This Boat Chomps Through Plastic Ocean Trash!
Here’s some welcome news about our environment! As the Guardian reports, an innovative, automated, solar-powered fleet of boats, known as “Interceptors” are scooping up plastic trash including crates, bottles and tops, polystyrene takeout containers, and noodle cups from the sea’s surface. These vessels are winding their way through polluted ocean and river waters in ten different global locations.
Tackling this trash is urgent because, as Whale and Dolphin Conservation – North America highlights, plastic pollution remains a global environmental crisis, because it never goes away.
Over time, while some of the vast quantities of plastic waste are broken down into smaller fragments through exposure to the weather, and to waves, it never really disappears. It just breaks down into smaller pieces that become microplastics. These are ingested by marine life with harmful consequences to fish and later on humans, as they enter the food chain.
Ocean Cleanup Crusaders
Boyan Slat is the Dutch inventor and entrepreneur who founded the environmental engineering nonprofit Ocean Cleanup.
Ocean Cleanup is focused on creating and deploying technology to extract plastic pollution from the world’s oceans, and to capture it in rivers before it even reaches the ocean.
This crusading Netherlands-based organization is responsible for the development of the “Interceptor system” a unique barge system scoping up this plastic waste from the ocean and rivers that feed into them. As the Guardian details, 21 Interceptor systems operate in 10 locations around the world, in countries including Malaysia, Indonesia, Vietnam, Jamaica, the Dominican Republic, and Guatemala.

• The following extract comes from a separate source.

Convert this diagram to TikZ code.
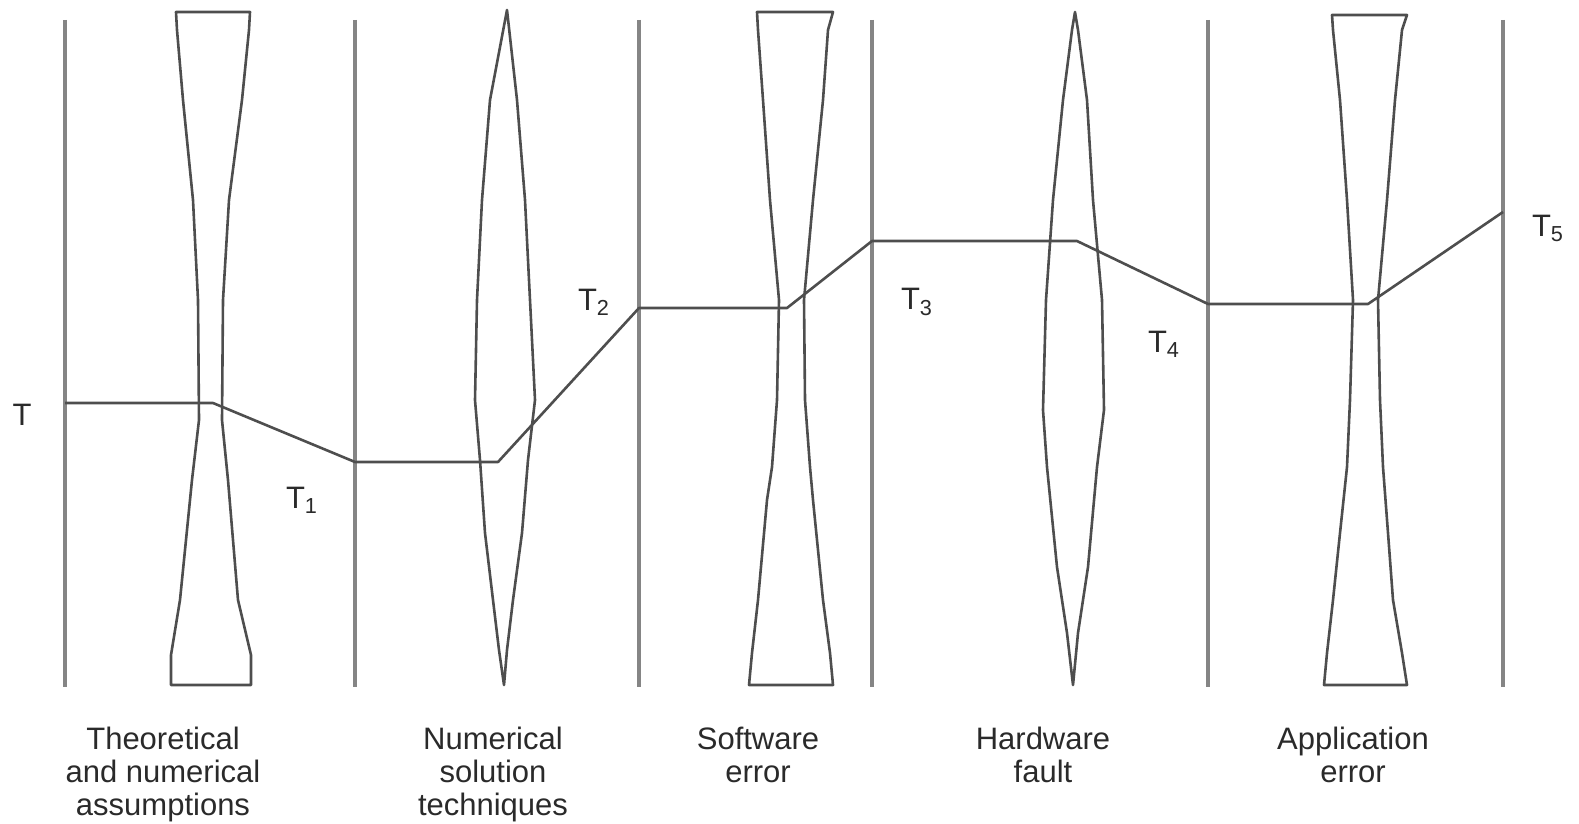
\documentclass[tikz,border=0pt]{standalone}
\usepackage{fontspec}
\setmainfont{Liberation Sans}
\usepackage{tikz}
\usetikzlibrary{positioning}
\definecolor{inkgray}{HTML}{4E4E4E}
\definecolor{railgray}{HTML}{858585}
\definecolor{textgray}{HTML}{2A2A2A}

\begin{document}
\begin{tikzpicture}[x=0.5pt, y=-0.5pt, font=\fontsize{15.5}{16.5}\selectfont, line join=round,
    rail/.style={draw=railgray, line width=1.6pt},
    funnel/.style={draw=inkgray, line width=1.3pt},
    errline/.style={draw=inkgray, line width=1.3pt},
    tlabel/.style={text=textgray, inner sep=0pt},
    caption/.style={text=textgray, align=center, inner sep=0pt, anchor=north}]
  \useasboundingbox (0,0) rectangle (1579,824);

  % stage boundaries
  \foreach \x in {65,355,639,872,1208,1503}
    \draw[rail] (\x,20) -- (\x,687);

  % uncertainty bands
  \draw[funnel] (176,12) -- (250,12) -- (249,30) -- (242,100) -- (229,200) -- (223,300) -- (222,420)
    -- (228,480) -- (238,600) -- (251,655) -- (251,685) -- (171,685) -- (171,655) -- (180,600)
    -- (192,480) -- (199,420) -- (198,300) -- (193,200) -- (183,100) -- (177,30) -- cycle;
  \draw[funnel] (507,10) -- (517,100) -- (525,200) -- (530,300) -- (535,400) -- (528,460) -- (522,533)
    -- (513,600) -- (507,650) -- (504,685) -- (499,650) -- (493,600) -- (485,533) -- (480,460)
    -- (475,400) -- (477,300) -- (482,200) -- (490,100) -- cycle;
  \draw[funnel] (757,12) -- (833,12) -- (828,30) -- (823,100) -- (813,200) -- (804,300) -- (805,400)
    -- (810,467) -- (813,500) -- (823,600) -- (830,653) -- (833,685) -- (749,685) -- (752,653)
    -- (758,600) -- (767,500) -- (772,467) -- (777,400) -- (779,300) -- (770,200) -- (763,100)
    -- (758,30) -- cycle;
  \draw[funnel] (1075,12) -- (1078,30) -- (1087,100) -- (1093,200) -- (1102,300) -- (1104,410)
    -- (1097,467) -- (1088,567) -- (1078,633) -- (1073,685) -- (1067,633) -- (1057,567) -- (1047,467)
    -- (1043,410) -- (1046,300) -- (1053,200) -- (1063,100) -- (1072,30) -- cycle;
  \draw[funnel] (1332,15) -- (1407,15) -- (1402,30) -- (1395,100) -- (1387,200) -- (1378,300)
    -- (1380,400) -- (1383,467) -- (1388,533) -- (1393,600) -- (1402,653) -- (1407,685)
    -- (1324,685) -- (1327,653) -- (1333,600) -- (1340,533) -- (1347,467) -- (1350,400)
    -- (1353,300) -- (1347,200) -- (1340,100) -- (1333,30) -- cycle;

  % error accumulation
  \coordinate (t0) at (65,403);
  \coordinate (t0b) at (213,403);
  \coordinate (t1) at (355,462);
  \coordinate (t1b) at (498,462);
  \coordinate (t2) at (639,308);
  \coordinate (t2b) at (787,308);
  \coordinate (t3) at (872,241);
  \coordinate (t3b) at (1077,241);
  \coordinate (t4) at (1208,304);
  \coordinate (t4b) at (1368,304);
  \coordinate (t5) at (1503,212);
  \draw[errline] (t0) -- (t0b) -- (t1) -- (t1b) -- (t2) -- (t2b) -- (t3) -- (t3b) -- (t4) -- (t4b) -- (t5);

  \node[tlabel] (lt0) at (22,415) {T};
  \node[tlabel] (lt1) at (302,500) {T\textsubscript{1}};
  \node[tlabel] (lt2) at (594,302) {T\textsubscript{2}};
  \node[tlabel] (lt3) at (917,302) {T\textsubscript{3}};
  \node[tlabel] (lt4) at (1164,344) {T\textsubscript{4}};
  \node[tlabel] (lt5) at (1548,228) {T\textsubscript{5}};

  \node[caption] (theory) at (163,727) {Theoretical\\and numerical\\assumptions};
  \node[caption] (numeric) at (493,727) {Numerical\\solution\\techniques};
  \node[caption] (software) at (758,727) {Software\\error};
  \node[caption] (hardware) at (1043,727) {Hardware\\fault};
  \node[caption] (application) at (1353,727) {Application\\error};
\end{tikzpicture}
\end{document}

Slat was originally moved to use technology to tackle the Giant Pacific Garbage Patch, which Ocean Cleanup explains is located halfway between Hawaii and California in the Pacific Ocean, and is the largest accumulation of ocean plastic in the world. It is estimated to cover an area twice the size of Texas, or three times as big as France.
Battling garbage patches like this one is vital. UNEP estimates that 19-23 million tonnes of plastic waste leak into aquatic ecosystems, polluting lakes, rivers and seas every year. It also estimates that approximately 7,000 million of the estimated 9,200 million tonnes of cumulative plastic production between 1950 and 2017 became plastic waste.

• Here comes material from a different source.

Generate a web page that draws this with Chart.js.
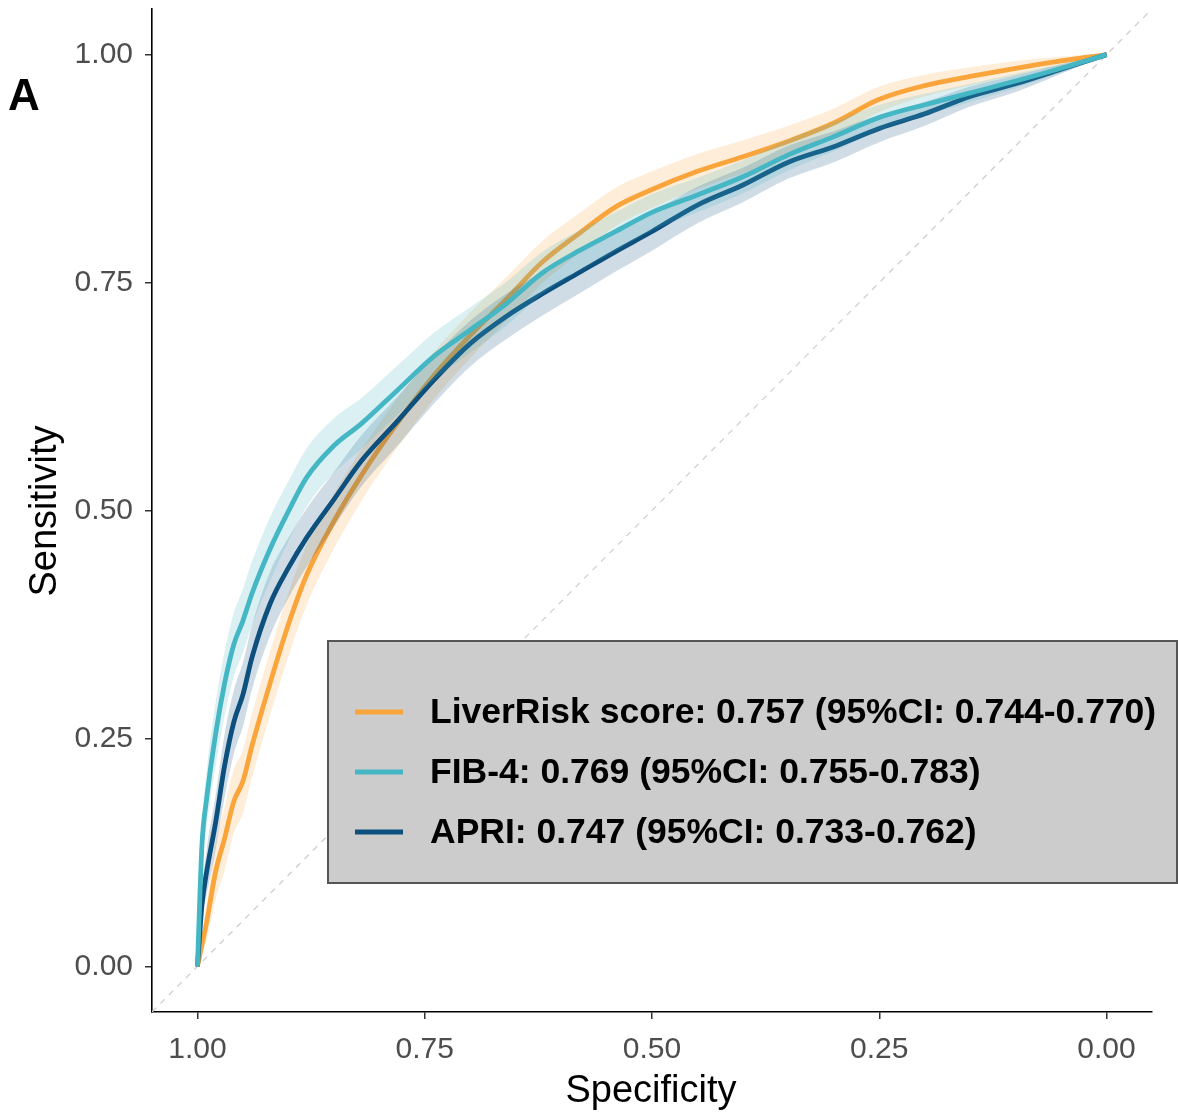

More than half of this plastic trash is less dense than the water, meaning that it will float once it hits the sea. As more and more plastics are discarded into the environment, they are transported offshore by converging currents, finally accumulating in patches of trash such as this one.
How do Interceptors Work?
An interceptor vessel is actually made up of two barges with a smaller platform nestled inside the larger boat.
A floating barrier steers plastic trash into the device, where a conveyer belt then scoops it up, after which an automated shuttle distributes the waste into six dumpsters on a different barge that can hold a total load of about 20,000 pounds (9,070 kilograms) of plastic pollution, the equivalent of a fully loaded lorry. Solar panels make up the ceiling overhead.

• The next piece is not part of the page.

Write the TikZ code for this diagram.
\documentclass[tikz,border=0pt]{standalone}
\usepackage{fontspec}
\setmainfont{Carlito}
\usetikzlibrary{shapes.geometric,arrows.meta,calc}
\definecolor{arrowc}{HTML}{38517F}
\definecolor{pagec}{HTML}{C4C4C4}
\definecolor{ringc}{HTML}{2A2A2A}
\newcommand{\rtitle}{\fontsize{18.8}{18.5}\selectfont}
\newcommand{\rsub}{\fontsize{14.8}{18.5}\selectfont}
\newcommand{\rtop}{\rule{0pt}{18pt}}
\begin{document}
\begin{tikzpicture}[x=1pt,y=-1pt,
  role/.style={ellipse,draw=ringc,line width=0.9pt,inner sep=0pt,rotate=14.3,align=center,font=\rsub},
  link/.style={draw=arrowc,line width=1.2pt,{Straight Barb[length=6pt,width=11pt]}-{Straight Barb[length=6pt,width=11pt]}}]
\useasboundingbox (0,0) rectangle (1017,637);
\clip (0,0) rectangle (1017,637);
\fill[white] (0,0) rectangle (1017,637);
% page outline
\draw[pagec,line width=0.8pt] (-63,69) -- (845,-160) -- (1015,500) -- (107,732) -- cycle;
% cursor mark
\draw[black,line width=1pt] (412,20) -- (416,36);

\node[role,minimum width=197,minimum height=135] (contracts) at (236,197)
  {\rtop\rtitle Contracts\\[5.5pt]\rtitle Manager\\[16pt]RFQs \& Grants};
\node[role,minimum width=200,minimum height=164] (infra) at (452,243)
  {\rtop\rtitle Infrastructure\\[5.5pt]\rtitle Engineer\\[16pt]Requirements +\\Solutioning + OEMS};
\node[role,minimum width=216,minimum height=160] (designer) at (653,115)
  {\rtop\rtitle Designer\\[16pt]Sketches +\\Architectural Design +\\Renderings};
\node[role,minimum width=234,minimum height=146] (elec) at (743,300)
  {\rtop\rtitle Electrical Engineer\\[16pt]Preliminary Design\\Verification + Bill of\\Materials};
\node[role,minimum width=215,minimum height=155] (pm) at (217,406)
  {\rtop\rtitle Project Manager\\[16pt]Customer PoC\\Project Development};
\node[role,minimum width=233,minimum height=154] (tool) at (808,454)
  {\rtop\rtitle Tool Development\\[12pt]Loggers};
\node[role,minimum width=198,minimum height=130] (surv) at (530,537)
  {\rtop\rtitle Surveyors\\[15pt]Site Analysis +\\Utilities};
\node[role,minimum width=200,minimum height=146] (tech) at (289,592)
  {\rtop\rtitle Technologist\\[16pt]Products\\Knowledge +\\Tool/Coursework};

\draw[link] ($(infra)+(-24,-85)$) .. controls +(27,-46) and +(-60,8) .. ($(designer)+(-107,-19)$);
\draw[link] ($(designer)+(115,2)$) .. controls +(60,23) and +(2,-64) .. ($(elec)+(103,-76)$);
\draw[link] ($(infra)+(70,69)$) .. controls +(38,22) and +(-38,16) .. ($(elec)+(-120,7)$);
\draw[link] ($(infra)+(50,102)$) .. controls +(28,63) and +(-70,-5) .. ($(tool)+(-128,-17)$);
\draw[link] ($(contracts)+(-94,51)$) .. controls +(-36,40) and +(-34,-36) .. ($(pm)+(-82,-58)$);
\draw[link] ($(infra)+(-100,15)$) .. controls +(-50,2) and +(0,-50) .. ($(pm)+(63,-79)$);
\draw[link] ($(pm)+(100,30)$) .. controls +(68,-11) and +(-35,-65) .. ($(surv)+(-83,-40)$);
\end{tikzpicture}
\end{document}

Later on, the waste is sorted and shipped to refuse facilities and sorted or stored responsibly. This is to avoid what James Patterson, the nonprofit’s operations manager called “a circular battery of trash” in conversation with the Guardian.
To date. The Interceptor’s track record is impressive. It has already stopped more than 143,000 pounds (64,864 kilograms) of rubbish from entering the Pacific from one LA river, according to the newspaper.
Cleaner Seas Tomorrow
In looking into solutions to garbage patches on the surface of oceans, Ocean Cleanup has pivoted to rivers, the arteries that carry trash into the world’s oceans. The pressing goal became preventing plastic pollution from reaching the ocean in the first place. This is a key goal because Ocean Cleanup’s research, the Guardian details, shows that just 1,000 of the world’s rivers are responsible for almost 80 percent of plastic emissions into the ocean.
As Patterson clearly explains to the newspaper: “We have to turn the faucet off before we can scoop the ocean, or else all we’re doing is taking out legacy trash to replace it with new trash.”
Eventually, however, as Patterson shares with the Guardian, “Instead of specific rivers, the goal is to clean up an entire area, because that’s how you get an actual genuine impact on society and on the environment.”
This is already happening! Ocean Cleanup is new deploying river-based Interceptor solutions that fit into local waste management infrastructures. Its flagship project in Kingston Harbor, Jamaica, one they call “Interceptor city,” is the first to feature multiple Interceptors in one city, laying the groundwork for a more efficient approach to intercepting plastic before it reaches the oceans.